:: SUPPLIED DATA

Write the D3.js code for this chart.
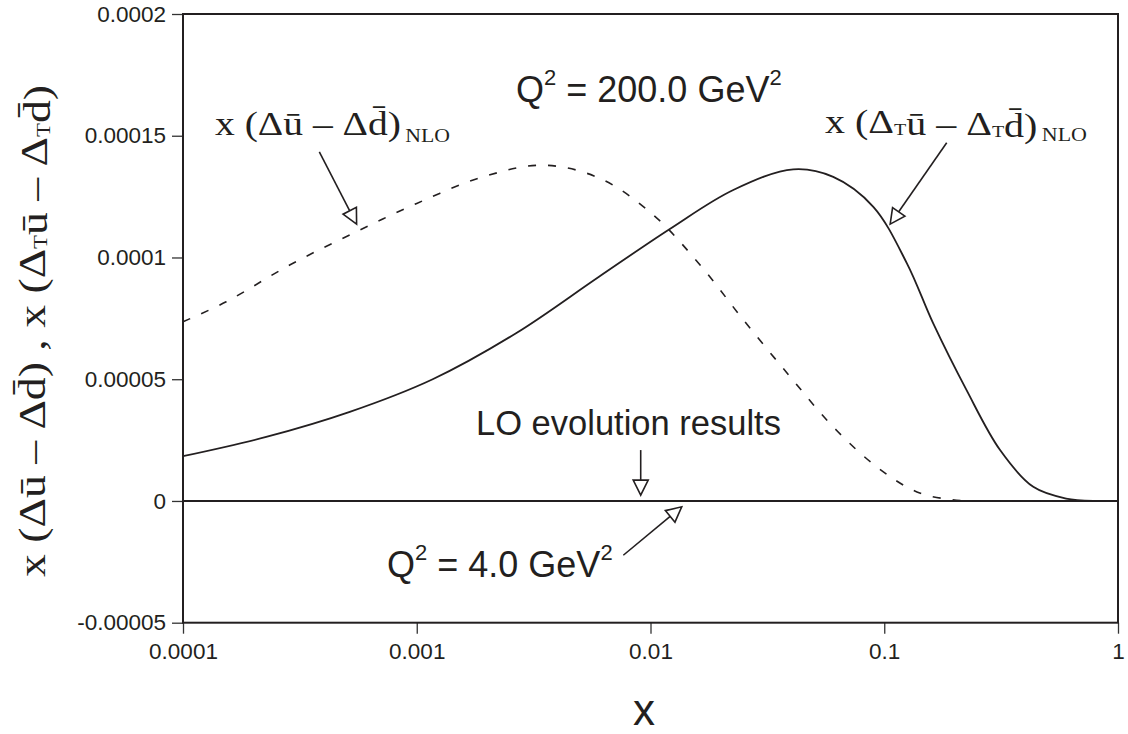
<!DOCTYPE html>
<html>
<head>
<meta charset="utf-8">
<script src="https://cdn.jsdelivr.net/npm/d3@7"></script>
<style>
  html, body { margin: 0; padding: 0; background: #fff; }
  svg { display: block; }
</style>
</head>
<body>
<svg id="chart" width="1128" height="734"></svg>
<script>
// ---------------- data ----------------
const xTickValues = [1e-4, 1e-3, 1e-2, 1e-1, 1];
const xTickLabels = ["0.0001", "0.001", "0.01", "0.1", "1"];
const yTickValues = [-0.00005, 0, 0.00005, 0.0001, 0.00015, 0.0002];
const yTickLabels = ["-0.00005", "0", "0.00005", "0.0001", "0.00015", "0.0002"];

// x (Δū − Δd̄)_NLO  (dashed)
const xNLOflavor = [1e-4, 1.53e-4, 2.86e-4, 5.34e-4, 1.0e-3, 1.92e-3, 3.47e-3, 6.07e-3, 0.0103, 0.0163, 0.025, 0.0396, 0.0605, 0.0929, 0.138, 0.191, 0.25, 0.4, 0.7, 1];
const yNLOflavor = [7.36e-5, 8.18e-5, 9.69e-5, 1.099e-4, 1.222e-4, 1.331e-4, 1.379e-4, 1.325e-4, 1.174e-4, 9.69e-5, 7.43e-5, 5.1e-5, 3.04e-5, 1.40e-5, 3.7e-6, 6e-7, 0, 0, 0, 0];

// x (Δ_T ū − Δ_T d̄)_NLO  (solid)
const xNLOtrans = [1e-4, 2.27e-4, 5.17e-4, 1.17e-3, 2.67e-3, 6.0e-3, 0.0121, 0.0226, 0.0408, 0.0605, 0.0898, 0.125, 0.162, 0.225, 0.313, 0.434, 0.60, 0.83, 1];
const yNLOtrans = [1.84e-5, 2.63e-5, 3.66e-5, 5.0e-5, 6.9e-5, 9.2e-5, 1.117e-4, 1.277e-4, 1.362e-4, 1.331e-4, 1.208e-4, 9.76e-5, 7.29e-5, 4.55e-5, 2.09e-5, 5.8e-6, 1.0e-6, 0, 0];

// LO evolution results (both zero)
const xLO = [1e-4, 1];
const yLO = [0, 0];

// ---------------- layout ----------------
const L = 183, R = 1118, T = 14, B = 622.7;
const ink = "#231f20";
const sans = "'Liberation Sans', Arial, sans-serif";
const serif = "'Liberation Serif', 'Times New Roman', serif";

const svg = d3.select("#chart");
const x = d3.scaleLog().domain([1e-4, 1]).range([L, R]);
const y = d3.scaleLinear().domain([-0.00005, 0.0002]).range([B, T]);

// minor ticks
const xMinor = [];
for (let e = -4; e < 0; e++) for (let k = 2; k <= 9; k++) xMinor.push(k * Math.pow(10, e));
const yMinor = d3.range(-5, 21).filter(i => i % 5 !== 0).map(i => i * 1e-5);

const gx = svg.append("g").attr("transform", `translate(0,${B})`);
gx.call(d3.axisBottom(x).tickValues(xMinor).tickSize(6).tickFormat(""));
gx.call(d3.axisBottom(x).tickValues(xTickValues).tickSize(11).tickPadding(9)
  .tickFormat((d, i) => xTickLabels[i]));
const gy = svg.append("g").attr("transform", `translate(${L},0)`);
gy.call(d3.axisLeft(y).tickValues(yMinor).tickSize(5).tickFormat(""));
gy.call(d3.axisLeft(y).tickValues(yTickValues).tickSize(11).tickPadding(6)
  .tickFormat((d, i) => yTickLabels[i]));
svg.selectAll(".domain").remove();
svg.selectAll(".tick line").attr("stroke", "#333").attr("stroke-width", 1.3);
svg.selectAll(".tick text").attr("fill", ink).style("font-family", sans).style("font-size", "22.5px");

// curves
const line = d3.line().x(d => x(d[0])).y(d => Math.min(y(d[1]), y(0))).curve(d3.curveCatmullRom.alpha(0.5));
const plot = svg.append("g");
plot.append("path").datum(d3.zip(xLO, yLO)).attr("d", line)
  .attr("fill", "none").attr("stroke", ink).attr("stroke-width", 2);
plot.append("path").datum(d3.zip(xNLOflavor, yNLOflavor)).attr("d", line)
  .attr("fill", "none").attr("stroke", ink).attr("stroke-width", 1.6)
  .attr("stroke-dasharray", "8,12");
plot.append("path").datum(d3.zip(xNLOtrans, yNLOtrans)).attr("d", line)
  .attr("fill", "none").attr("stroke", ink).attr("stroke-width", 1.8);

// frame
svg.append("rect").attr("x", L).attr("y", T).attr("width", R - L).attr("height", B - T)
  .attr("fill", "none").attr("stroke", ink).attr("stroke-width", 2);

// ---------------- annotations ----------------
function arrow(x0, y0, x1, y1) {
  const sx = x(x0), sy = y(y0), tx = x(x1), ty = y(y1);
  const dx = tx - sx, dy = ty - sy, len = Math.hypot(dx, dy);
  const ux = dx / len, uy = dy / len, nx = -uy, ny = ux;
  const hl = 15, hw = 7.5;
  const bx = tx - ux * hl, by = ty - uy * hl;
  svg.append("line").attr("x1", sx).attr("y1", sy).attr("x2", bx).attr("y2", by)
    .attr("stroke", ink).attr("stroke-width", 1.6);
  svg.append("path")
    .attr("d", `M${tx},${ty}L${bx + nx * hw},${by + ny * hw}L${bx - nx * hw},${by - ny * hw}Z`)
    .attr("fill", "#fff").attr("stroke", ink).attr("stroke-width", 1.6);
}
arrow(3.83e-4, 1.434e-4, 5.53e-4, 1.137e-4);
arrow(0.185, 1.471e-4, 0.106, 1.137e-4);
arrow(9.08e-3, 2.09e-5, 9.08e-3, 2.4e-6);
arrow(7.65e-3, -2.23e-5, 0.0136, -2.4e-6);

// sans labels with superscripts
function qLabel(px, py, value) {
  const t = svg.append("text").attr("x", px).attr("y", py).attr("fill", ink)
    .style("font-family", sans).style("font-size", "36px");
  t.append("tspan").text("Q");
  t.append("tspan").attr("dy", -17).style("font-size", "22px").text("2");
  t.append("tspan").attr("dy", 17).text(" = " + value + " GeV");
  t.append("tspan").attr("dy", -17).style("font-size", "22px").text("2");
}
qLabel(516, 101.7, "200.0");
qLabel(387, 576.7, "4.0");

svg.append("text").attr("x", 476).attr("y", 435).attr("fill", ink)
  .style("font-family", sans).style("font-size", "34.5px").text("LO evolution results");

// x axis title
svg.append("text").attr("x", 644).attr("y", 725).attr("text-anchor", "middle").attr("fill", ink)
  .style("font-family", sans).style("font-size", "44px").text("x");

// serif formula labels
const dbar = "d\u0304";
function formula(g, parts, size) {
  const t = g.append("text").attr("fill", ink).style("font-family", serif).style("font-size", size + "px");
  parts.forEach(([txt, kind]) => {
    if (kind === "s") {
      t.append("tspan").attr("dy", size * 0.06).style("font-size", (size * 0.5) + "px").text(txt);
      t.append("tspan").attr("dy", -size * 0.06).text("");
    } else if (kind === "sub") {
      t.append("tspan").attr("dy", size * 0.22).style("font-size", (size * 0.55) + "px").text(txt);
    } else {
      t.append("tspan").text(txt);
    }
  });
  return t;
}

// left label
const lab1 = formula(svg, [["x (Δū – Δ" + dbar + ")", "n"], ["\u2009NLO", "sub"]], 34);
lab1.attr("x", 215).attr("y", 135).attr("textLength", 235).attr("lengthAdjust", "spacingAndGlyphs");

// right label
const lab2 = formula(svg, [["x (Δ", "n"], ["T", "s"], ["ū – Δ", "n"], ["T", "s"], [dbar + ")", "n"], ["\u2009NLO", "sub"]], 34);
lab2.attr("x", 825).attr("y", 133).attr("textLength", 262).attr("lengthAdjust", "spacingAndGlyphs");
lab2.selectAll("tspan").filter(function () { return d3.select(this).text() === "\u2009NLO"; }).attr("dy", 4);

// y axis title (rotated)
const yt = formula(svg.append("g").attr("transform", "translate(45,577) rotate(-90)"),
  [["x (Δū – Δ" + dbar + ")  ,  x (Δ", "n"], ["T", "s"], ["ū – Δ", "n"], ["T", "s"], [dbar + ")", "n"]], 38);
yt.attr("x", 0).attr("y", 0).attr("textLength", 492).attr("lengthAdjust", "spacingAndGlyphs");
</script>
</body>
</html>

::::

= PROBLEM REQUIREMENTS =
Set the lines above down again, word for word, from the first through the one containing "6e-7, 0, 0, 0, 0];"; pictures excluded.

= FULL RESPONSE =
Write the D3.js code for this chart.
<!DOCTYPE html>
<html>
<head>
<meta charset="utf-8">
<script src="https://cdn.jsdelivr.net/npm/d3@7"></script>
<style>
  html, body { margin: 0; padding: 0; background: #fff; }
  svg { display: block; }
</style>
</head>
<body>
<svg id="chart" width="1128" height="734"></svg>
<script>
// ---------------- data ----------------
const xTickValues = [1e-4, 1e-3, 1e-2, 1e-1, 1];
const xTickLabels = ["0.0001", "0.001", "0.01", "0.1", "1"];
const yTickValues = [-0.00005, 0, 0.00005, 0.0001, 0.00015, 0.0002];
const yTickLabels = ["-0.00005", "0", "0.00005", "0.0001", "0.00015", "0.0002"];

// x (Δū − Δd̄)_NLO  (dashed)
const xNLOflavor = [1e-4, 1.53e-4, 2.86e-4, 5.34e-4, 1.0e-3, 1.92e-3, 3.47e-3, 6.07e-3, 0.0103, 0.0163, 0.025, 0.0396, 0.0605, 0.0929, 0.138, 0.191, 0.25, 0.4, 0.7, 1];
const yNLOflavor = [7.36e-5, 8.18e-5, 9.69e-5, 1.099e-4, 1.222e-4, 1.331e-4, 1.379e-4, 1.325e-4, 1.174e-4, 9.69e-5, 7.43e-5, 5.1e-5, 3.04e-5, 1.40e-5, 3.7e-6, 6e-7, 0, 0, 0, 0];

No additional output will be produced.